As wildfires increase in frequency and impact on air quality, they may also cause or exacerbate skin conditions, according to a press release1 from the American Academy of Dermatology (AAD) Annual Meeting.
“The health impact of air pollution from wildfires has not been well studied, but the evidence from our recent studies suggest that short-term wildfire air pollution can affect the skin and causes flares of certain skin disorders,” said Maria Wei, MD, PhD, FAAD, in the press release.
According to Wei, recent studies have shown that California wildfires, and the air pollution resulting from them, led a significant number of Californians to seek dermatologic treatment. Inflammatory skin conditions such as psoriasis and atopic dermatitis were among the most common.

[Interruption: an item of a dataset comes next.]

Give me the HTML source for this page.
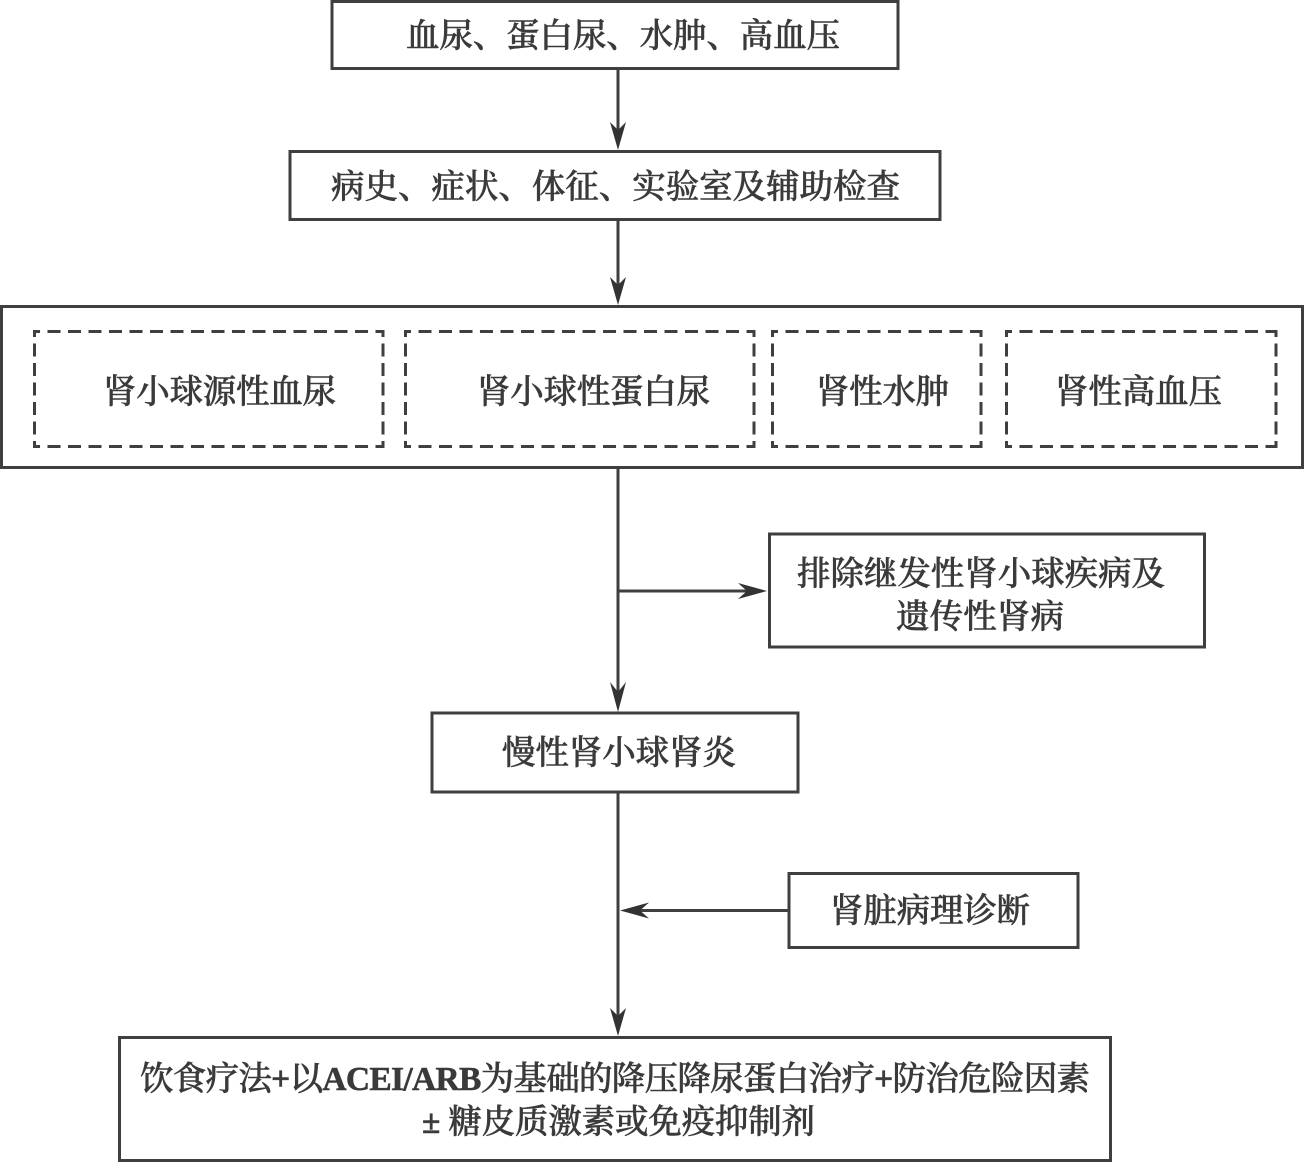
<!DOCTYPE html>
<html lang="zh">
<head>
<meta charset="utf-8">
<style>
html,body{margin:0;padding:0;background:#fff}
svg{display:block}
text{font-family:"Liberation Serif","Noto Serif CJK SC",serif;font-size:33.5px;fill:#3a3a3a;stroke:#3a3a3a;stroke-width:.55;font-weight:500}
tspan.m{font-weight:700}
.b{fill:none;stroke:#3f3f3f;stroke-width:3}
.h{fill:none;stroke:#3f3f3f;stroke-width:3;stroke-dasharray:13 7.5;stroke-dashoffset:6}
.v{fill:none;stroke:#3f3f3f;stroke-width:3;stroke-dasharray:13 6.5;stroke-dashoffset:6}
.l{stroke:#3f3f3f;stroke-width:3;fill:none}
.a{fill:#333}
</style>
</head>
<body>
<svg width="1304" height="1162" viewBox="0 0 1304 1162" xmlns="http://www.w3.org/2000/svg">
<rect class="b" x="332" y="1.5" width="566" height="67"/>
<rect class="b" x="290" y="151.5" width="650" height="68"/>
<rect class="b" x="1.5" y="306.5" width="1301" height="161"/>

<path class="h" d="M33 331.5H384M33 446.5H384"/>
<path class="v" d="M34.5 330V448M383 330V448"/>
<path class="h" d="M404 331.5H755M404 446.5H755"/>
<path class="v" d="M405.5 330V448M754 330V448"/>
<path class="h" d="M771 331.5H982M771 446.5H982"/>
<path class="v" d="M772.5 330V448M981 330V448"/>
<path class="h" d="M1005 331.5H1277M1005 446.5H1277"/>
<path class="v" d="M1006.5 330V448M1276 330V448"/>

<rect class="b" x="769.5" y="534" width="435" height="113"/>
<rect class="b" x="432" y="713" width="366" height="79"/>
<rect class="b" x="789" y="873.5" width="289" height="74"/>
<rect class="b" x="119.5" y="1037.5" width="991" height="123"/>

<path class="l" d="M618 69V135M618 220V290M618 468V696M618 793V1020M618 591H752M789 910.5H636"/>

<path class="a" d="M618 150L610 122L618 130L626 122Z"/>
<path class="a" d="M618 305L610 277L618 285L626 277Z"/>
<path class="a" d="M618 712L610 682L618 692L626 682Z"/>
<path class="a" d="M618 1036L610 1008L618 1016L626 1008Z"/>
<path class="a" d="M767 591L738 583L747 591L738 599Z"/>
<path class="a" d="M620 910.5L649 902.5L640 910.5L649 918.5Z"/>

<text x="406" y="47" textLength="434" lengthAdjust="spacing">血尿、蛋白尿、水肿、高血压</text>
<text x="331" y="198" textLength="569" lengthAdjust="spacing">病史、症状、体征、实验室及辅助检查</text>
<text x="103" y="403" textLength="233" lengthAdjust="spacing">肾小球源性血尿</text>
<text x="477" y="403" textLength="233" lengthAdjust="spacing">肾小球性蛋白尿</text>
<text x="816" y="403" textLength="133" lengthAdjust="spacing">肾性水肿</text>
<text x="1055" y="403" textLength="167" lengthAdjust="spacing">肾性高血压</text>
<text x="797" y="585" textLength="368" lengthAdjust="spacing">排除继发性肾小球疾病及</text>
<text x="896" y="628" textLength="168" lengthAdjust="spacing">遗传性肾病</text>
<text x="502" y="764" textLength="234" lengthAdjust="spacing">慢性肾小球肾炎</text>
<text x="830" y="922" textLength="200" lengthAdjust="spacing">肾脏病理诊断</text>
<text x="140" y="1090" textLength="950" lengthAdjust="spacing">饮食疗法<tspan class="m">+</tspan>以<tspan class="m">ACEI/ARB</tspan>为基础的降压降尿蛋白治疗<tspan class="m">+</tspan>防治危险因素</text>
<text x="422" y="1133" textLength="393" lengthAdjust="spacing"><tspan class="m">±</tspan> 糖皮质激素或免疫抑制剂</text>
</svg>
</body>
</html>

Researchers found that patients with these conditions sought treatment at different times and at different rates. In fact, people who had not previously been diagnosed with either of these conditions also sought care.
Patients with atopic dermatitis more commonly made visits to their dermatologists during wildfires. Additionally, dermatologists prescribed these patients oral or injectable treatments at a statistically significant and increasing rate.
Patients with psoriasis were more likely to seek dermatologic care in the weeks after the wildfires, specifically at the 5 to 9 week mark.
“This difference in timing may suggest that there are differences in how air pollution triggers flares for eczema compared to psoriasis,” Wei said.
Researchers also noted differences in the wildfires’ impacts on patients of varying ages. Children and adults ages 65 and older with atopic dermatitis, and adults with psoriasis, sought treatment at an increased rate. Children with diagnosed psoriasis did not.
Even factors such as proximity may impact skin conditions and flares.
“One of the interesting things that we discovered is that wildfire air pollution can affect communities quite a distance from where the fires originate,” Wei said. “The two fires we studied were 50 miles and 175 miles away from San Fransisco, where the studies’ patient population was located.”
However, Wei said these wildfire study results align with an idea presented by existing research.
“These results are consistent with studies indicating that air pollution from wildfires can be more toxic than air pollution caused by traditional industrial and traffic sources,” she said. “As wildfires increase, we might see an influx in the number of people seeking care for pollution-related skin conditions.”